This document is intended to give an overview of the code, explaining briefly each implementation choice and highlighting the central classes and methods.
No specific software architecture or design pattern was adopted, as it is a low-complexity project at the code level.
This implementation is based on the physics involving the practice of the diving sport, which is deeply discussed in the counterpart article.
The goal is to simulate the fall of an object through different mediums, intending to know its final position and velocity given a set of initial values.
An abstract class that enables higher flexibility in the code, since any classes inherited from it can instantiate an object that can be used in the diving sports simulation, allowing the modeling of the physical bodies of different properties.
As an abstract class it is not possible to instantiate an object, therefore, the constructor has no use for this class, but its concrete subclasses can use it when instantiating. Also calls fix_density().
set_all(self, mass:float, dist:np.array, vol_total:float, vol_dived:float, velocity: np.array): Method that calls other setters to redefine the values of all DiveAbstract's properties. Also calls fix_density().
set_abstract(self, abs_obj:"DiveAbstract"): Used to copy the inherit properties between concrete subclasses.
set_mass(self, mass: float): Redefine mass value. Also calls fix_density().

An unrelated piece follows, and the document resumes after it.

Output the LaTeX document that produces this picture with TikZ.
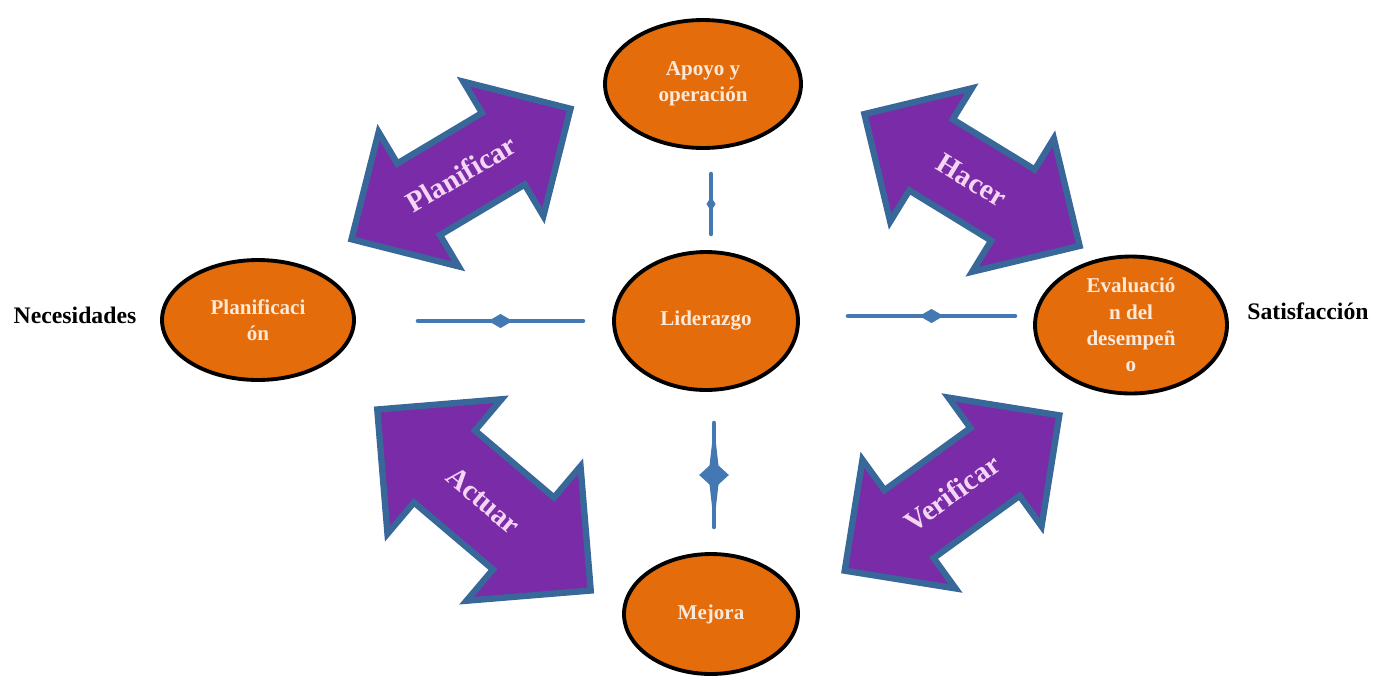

set_dist(self, dist: np.array): Redefine distance array.
set_dist_x(self, x: float): Redefine x component of distance.
set_dist_y(self, y: float): Redefine y component of distance.
set_vol_total(self, vol_total: float): Redefine total volume value. Also calls fix_density().

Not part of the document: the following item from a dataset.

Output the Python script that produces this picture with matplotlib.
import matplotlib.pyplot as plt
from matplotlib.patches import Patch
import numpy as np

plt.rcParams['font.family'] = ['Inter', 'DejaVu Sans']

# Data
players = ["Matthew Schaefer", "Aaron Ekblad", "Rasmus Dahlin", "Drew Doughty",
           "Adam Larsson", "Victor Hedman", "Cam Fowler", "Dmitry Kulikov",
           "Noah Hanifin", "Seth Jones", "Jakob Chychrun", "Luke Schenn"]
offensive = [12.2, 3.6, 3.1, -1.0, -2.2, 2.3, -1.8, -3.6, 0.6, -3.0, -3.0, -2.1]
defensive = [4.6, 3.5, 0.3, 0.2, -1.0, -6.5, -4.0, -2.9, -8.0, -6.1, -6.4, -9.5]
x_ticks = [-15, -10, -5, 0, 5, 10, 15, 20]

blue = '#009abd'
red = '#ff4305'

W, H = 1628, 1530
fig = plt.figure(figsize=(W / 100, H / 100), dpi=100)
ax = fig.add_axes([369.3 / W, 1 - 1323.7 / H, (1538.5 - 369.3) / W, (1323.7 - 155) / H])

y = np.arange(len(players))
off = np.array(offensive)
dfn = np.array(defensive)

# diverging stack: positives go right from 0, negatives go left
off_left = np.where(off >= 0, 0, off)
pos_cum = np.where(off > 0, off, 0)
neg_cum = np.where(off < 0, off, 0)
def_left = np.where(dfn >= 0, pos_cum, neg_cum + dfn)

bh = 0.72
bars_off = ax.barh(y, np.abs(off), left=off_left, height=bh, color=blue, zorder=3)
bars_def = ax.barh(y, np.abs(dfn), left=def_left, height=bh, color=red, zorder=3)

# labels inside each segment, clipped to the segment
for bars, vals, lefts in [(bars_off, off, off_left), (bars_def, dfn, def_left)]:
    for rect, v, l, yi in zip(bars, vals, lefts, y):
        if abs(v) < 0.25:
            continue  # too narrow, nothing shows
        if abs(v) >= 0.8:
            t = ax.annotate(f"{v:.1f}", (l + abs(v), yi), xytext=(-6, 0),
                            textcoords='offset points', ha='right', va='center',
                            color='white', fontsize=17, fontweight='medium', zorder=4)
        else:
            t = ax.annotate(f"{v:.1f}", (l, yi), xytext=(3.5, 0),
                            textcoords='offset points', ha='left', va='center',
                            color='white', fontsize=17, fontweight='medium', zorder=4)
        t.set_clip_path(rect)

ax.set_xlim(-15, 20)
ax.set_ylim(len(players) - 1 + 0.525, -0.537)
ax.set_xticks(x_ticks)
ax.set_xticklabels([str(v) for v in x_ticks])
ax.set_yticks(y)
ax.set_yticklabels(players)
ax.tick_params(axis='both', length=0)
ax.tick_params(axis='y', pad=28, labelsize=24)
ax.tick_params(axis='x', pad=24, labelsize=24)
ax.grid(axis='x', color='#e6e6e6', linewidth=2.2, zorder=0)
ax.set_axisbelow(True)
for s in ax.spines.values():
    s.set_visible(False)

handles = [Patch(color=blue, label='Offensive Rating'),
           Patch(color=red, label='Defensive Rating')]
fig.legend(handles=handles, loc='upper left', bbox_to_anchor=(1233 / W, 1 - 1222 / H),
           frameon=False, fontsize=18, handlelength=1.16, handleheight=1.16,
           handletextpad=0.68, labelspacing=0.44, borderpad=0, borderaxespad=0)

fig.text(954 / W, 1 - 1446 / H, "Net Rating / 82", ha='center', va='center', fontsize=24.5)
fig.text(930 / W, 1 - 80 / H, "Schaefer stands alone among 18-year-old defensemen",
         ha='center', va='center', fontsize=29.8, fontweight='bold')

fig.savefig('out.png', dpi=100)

set_vol_dived(self, vol_dived: float): Redefine dived volume value.
set_velocity(self, velocity:np.array): Redefine velocity array.

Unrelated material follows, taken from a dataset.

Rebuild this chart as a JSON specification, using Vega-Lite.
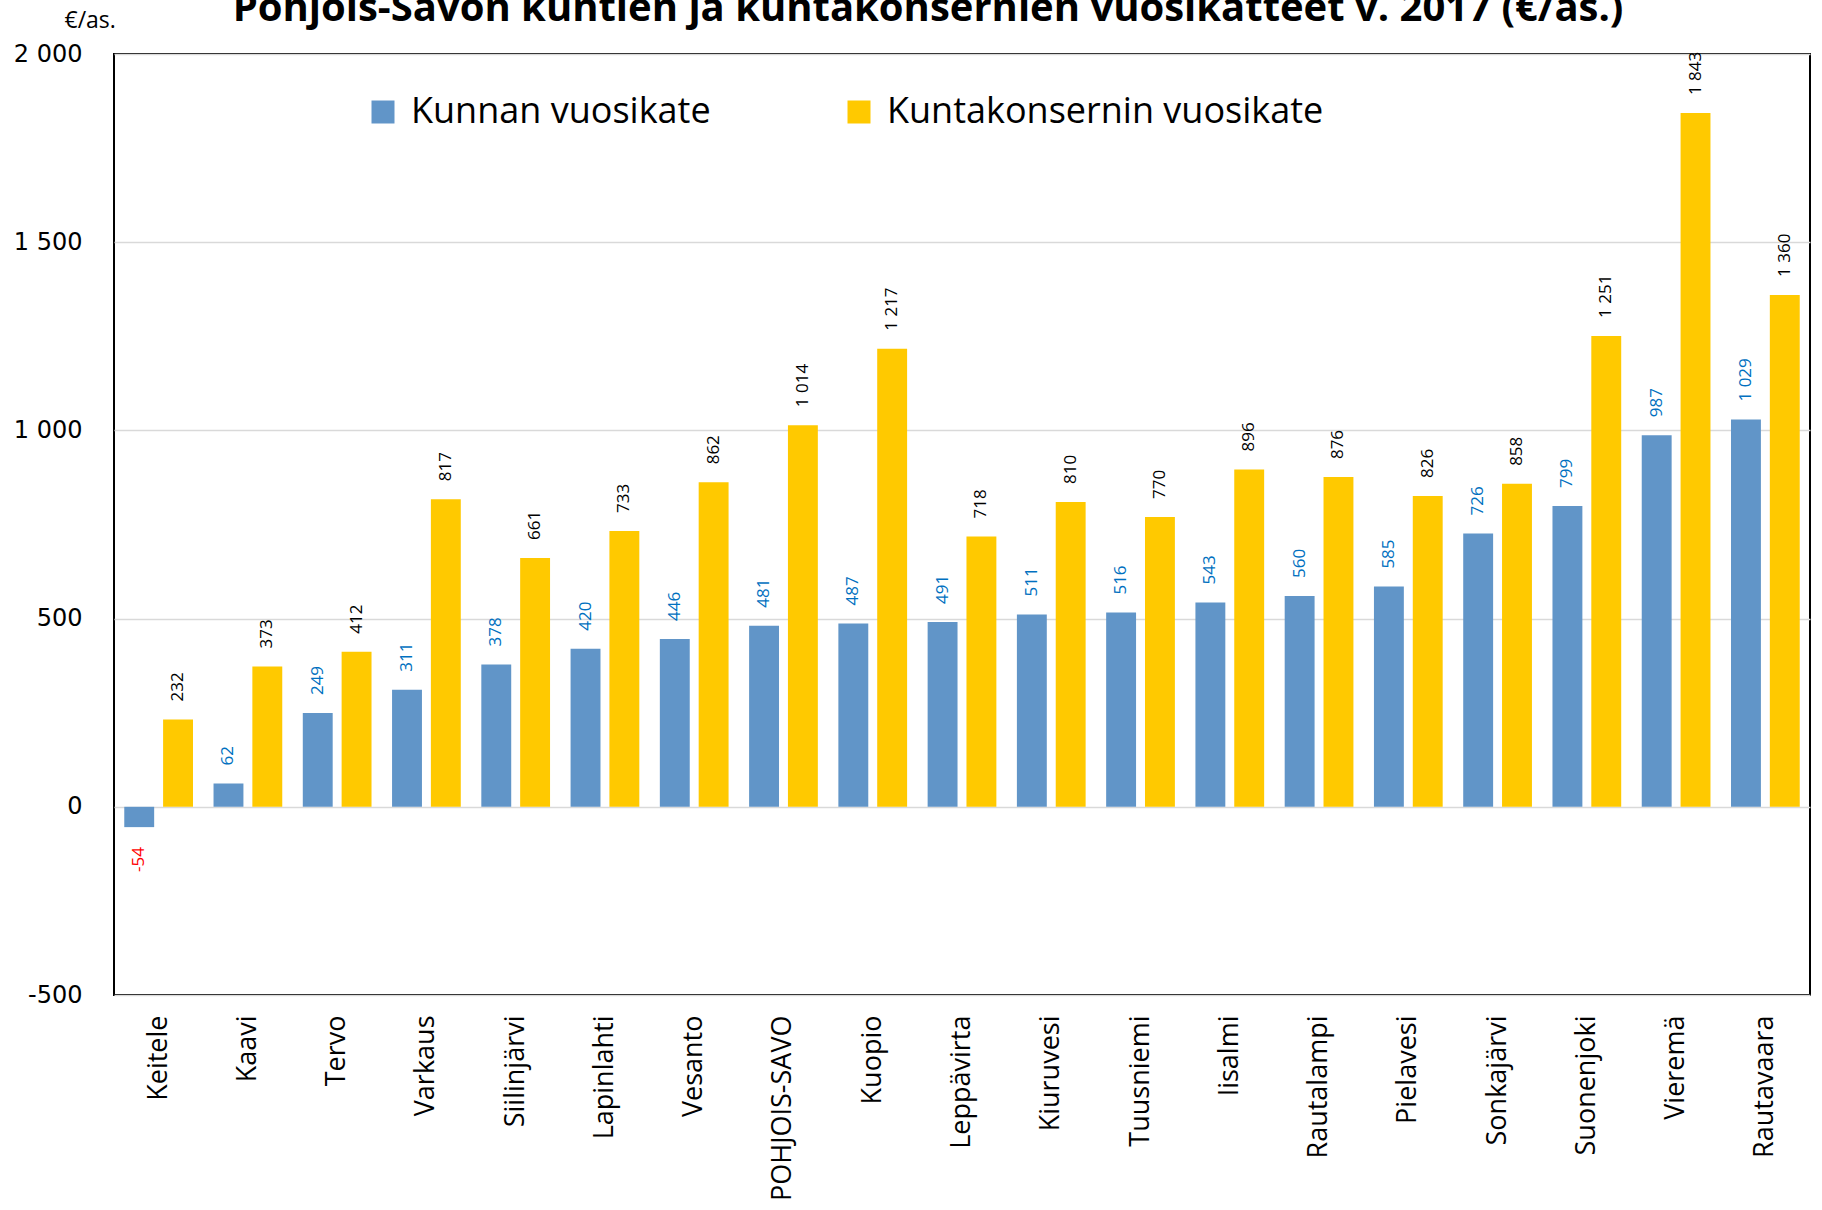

set_velocity_x(self, x: float): Redefine x component of velocity.
set_velocity_y(self, y: float): Redefine y component of velocity.
set_density(self, density: float): Redefine density value.
fix_density(self): Considering homogeneous density, redefines based on mass and total volume of the object.
get_mass(self) -> float: Get the mass value.
get_dist(self) -> np.array: Get copy of dist array.
get_dist_x(self) -> float: Get x component of distance.
get_dist_y(self) -> float: Get y component of distance.
get_vol_total(self) -> float: Get total volume value.
get_vol_dived(self) -> float: Get dived volume value.
get_velocity(self) -> np.array: Get copy of velocity array.
get_velocity_x(self) -> float: Get x component of velocity.
get_velocity_y(self) -> float: Get y component of velocity.
get_density(self) -> float: Get density value.
gravitational_e(self) -> float: Calculates the gravitational energy of an object based on its properties and the constant G.
kinetic_e(self) -> float: Calculates the kinetic energy of an object based on the magnitude of velocity.
kinetic_e_x(self) -> float: Calculates the kinetic energy of an object based on the x component of velocity.
kinetic_e_y(self) -> float: Calculates the kinetic energy of an object based on the y component of velocity.
mechanical_e_y(self) -> float: Sums the gravitational energy and kinetic energy.
__str__(self) -> str: What to return as a string when object is used inside print().
transv_volume(self, length: float): Volume calculation based on transversal area, as the body will dive vertically (following the gravity direction) in a medium, one of the ways to calculate the displaced liquid's volume is to estimate the volume of the body when entering the liquid. That is, transv_volume is a concrete method that is different for every body shape and orientation.